5. Why the creation of Customer Success departments is “mindless.”
Who could be against customer success? And by creating customer success departments, then we must be creating more customer success, right? But as CEO of both ServiceNow and then Snowflake, you want in and blew out those departments. Why?
“Yeah, it’s one of those mindless things, right? I’m old enough to remember a world before they were Customer Success departments, and all of a sudden, everybody had them—they just did it, because well, Salesforce is doing it and so you know, we’re doing it too. It’s a lack of critical thinking because customer success is the mission of the entire company, for Christ’s sakes, not just of one department! And the irony is that the entire organization has a Customer Success component: The sales organization owns the relationship; the sales engineers own the technical relationships; and the support organizations own customer experience. So if an organization functions well, there should be no daylight between these departments, and they should collectively own the customer success. And any idea that we’re going to put another agency in to do all that, then what are these other people going to do?…. It’s the people that actually have clearly articulated and defined responsibilities, and we hold them accountable to do their job. It’s like the MBO conversation: Everybody does it without thinking ‘customer success.’ And by the way, when we blow up Customer Success departments, we don’t fire these people. All these people came from somewhere—from sales, engineering, customer support. And if they’re any good, we’ll send them back there and say, ‘You know what, let’s all do the job we’re supposed to be doing.’ I sometimes refer to this as ‘same monkeys, different tree.’ Do you really think that if you still have the same monkey, then a different tree is going to solve the problem? Again, the structures are not that important. No—it’s how you operate.”

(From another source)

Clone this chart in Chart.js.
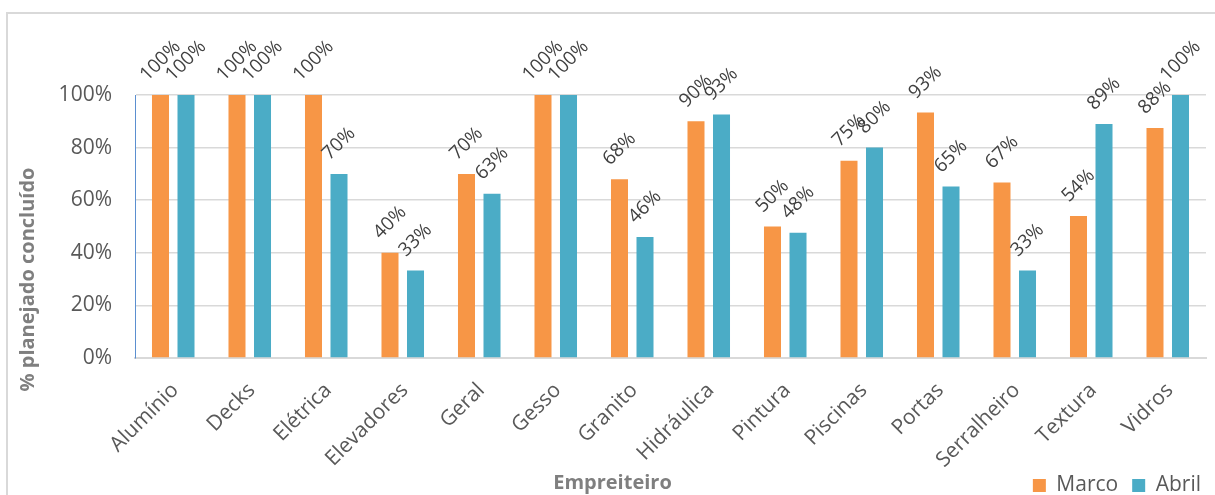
<!DOCTYPE html>
<html>
<head>
<meta charset="utf-8">
<script src="https://cdn.jsdelivr.net/npm/chart.js@4.4.1/dist/chart.umd.min.js"></script>
<style>
  html, body { margin: 0; padding: 0; background: #ffffff; overflow: hidden; }
  #frame { position: absolute; left: 6px; top: 12px; width: 1230px; height: 520px; border: 2px solid #d9d9d9; box-sizing: border-box; }
  #c { position: absolute; left: 0; top: 0; }
</style>
</head>
<body>
<div id="frame"></div>
<canvas id="c" width="1215" height="495"></canvas>
<script>
const categories = ['Alumínio', 'Decks', 'Elétrica', 'Elevadores', 'Geral', 'Gesso', 'Granito', 'Hidráulica', 'Pintura', 'Piscinas', 'Portas', 'Serralheiro', 'Textura', 'Vidros'];
const marco = [100, 100, 100, 40, 70, 100, 68, 90, 50, 75, 93.3, 66.7, 54, 87.5];
const abril = [100, 100, 70, 33.3, 62.5, 100, 46, 92.6, 47.6, 80, 65.2, 33.3, 89, 100];
const seriesNames = ['Marco', 'Abril'];
const yTicks = [0, 20, 40, 60, 80, 100];
const xTitle = 'Empreiteiro';
const yTitle = '% planejado concluído';

const FONT = "'Open Sans', 'DejaVu Sans', sans-serif";

const dataLabels = {
  id: 'dataLabels',
  afterDatasetsDraw(chart) {
    const ctx = chart.ctx;
    ctx.save();
    ctx.font = '19px ' + FONT;
    ctx.fillStyle = '#404040';
    ctx.textAlign = 'center';
    ctx.textBaseline = 'middle';
    chart.data.datasets.forEach((ds, di) => {
      const meta = chart.getDatasetMeta(di);
      meta.data.forEach((el, i) => {
        const txt = Math.round(ds.data[i]) + '%';
        const w = ctx.measureText(txt).width;
        const off = 12 + (w + 14) * 0.7071 / 2;
        ctx.save();
        ctx.translate(el.x, el.y - off);
        ctx.rotate(-Math.PI / 4);
        ctx.fillText(txt, 0, 0);
        ctx.restore();
      });
    });
    ctx.restore();
  }
};

const axisTitles = {
  id: 'axisTitles',
  afterDraw(chart) {
    const ctx = chart.ctx;
    ctx.save();
    ctx.font = 'bold 20px ' + FONT;
    ctx.fillStyle = '#7f7f7f';
    ctx.textAlign = 'center';
    ctx.textBaseline = 'middle';
    ctx.fillText(xTitle, chart.width / 2 + 5, chart.height - 12);
    ctx.translate(28, chart.height / 2 + 32);
    ctx.rotate(-Math.PI / 2);
    ctx.fillText(yTitle, 0, 0);
    ctx.restore();
  }
};

new Chart(document.getElementById('c'), {
  type: 'bar',
  data: {
    labels: categories,
    datasets: [
      { label: seriesNames[0], data: marco, backgroundColor: '#F79646', categoryPercentage: 0.667, barPercentage: 0.667 },
      { label: seriesNames[1], data: abril, backgroundColor: '#4BACC6', categoryPercentage: 0.667, barPercentage: 0.667 }
    ]
  },
  options: {
    responsive: false,
    animation: false,
    layout: { padding: { top: 95, right: 0, left: 0, bottom: -11 } },
    plugins: {
      tooltip: { enabled: false },
      legend: {
        position: 'bottom',
        align: 'end',
        labels: {
          boxWidth: 13, boxHeight: 13, padding: 14,
          color: '#595959',
          font: { family: FONT, size: 21 }
        }
      }
    },
    scales: {
      x: {
        grid: { display: false, drawTicks: false },
        border: { color: '#d9d9d9', width: 2 },
        ticks: {
          color: '#595959',
          font: { family: FONT, size: 21 },
          maxRotation: 45, minRotation: 45,
          padding: 20,
          labelOffset: 2
        },
        afterFit(s) {
          const lh = s.chart.legend ? s.chart.legend.height : 40;
          s.height = 495 + 11 - 358 - lh;
          s.paddingRight = 9;
          s._computeLabelArea = () => undefined;
        }
      },
      y: {
        min: 0, max: 100,
        afterBuildTicks(s) { s.ticks = yTicks.map(v => ({ value: v })); },
        grid: { color: '#d9d9d9', lineWidth: 1.5, drawTicks: false },
        border: { color: '#5b8fd0', width: 1 },
        ticks: {
          color: '#595959',
          font: { family: FONT, size: 21 },
          padding: 23,
          callback: v => v + '%'
        },
        afterFit(s) { s.width = 135; }
      }
    }
  },
  plugins: [dataLabels, axisTitles]
});
</script>
</body>
</html>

Lots more great insights from Slootman and Amp It Up on having one single overarching priority, but not more than one; on having a singular mindset and the outlook of an owner; of intense focus on the mission and the unwavering ability to fight off the relentless waves of distractions; the war against incrementalism; and the unshakeable commitment to helping customers do what they could not do before.
We’ve all no doubt come across piles of business books, but I’d say this one stands out pretty clearly in my mind as not only one of the most valuable that I’ve come across, but also one of the most readable and enjoyable.
So go ahead—why not start to Amp It Up tomorrow?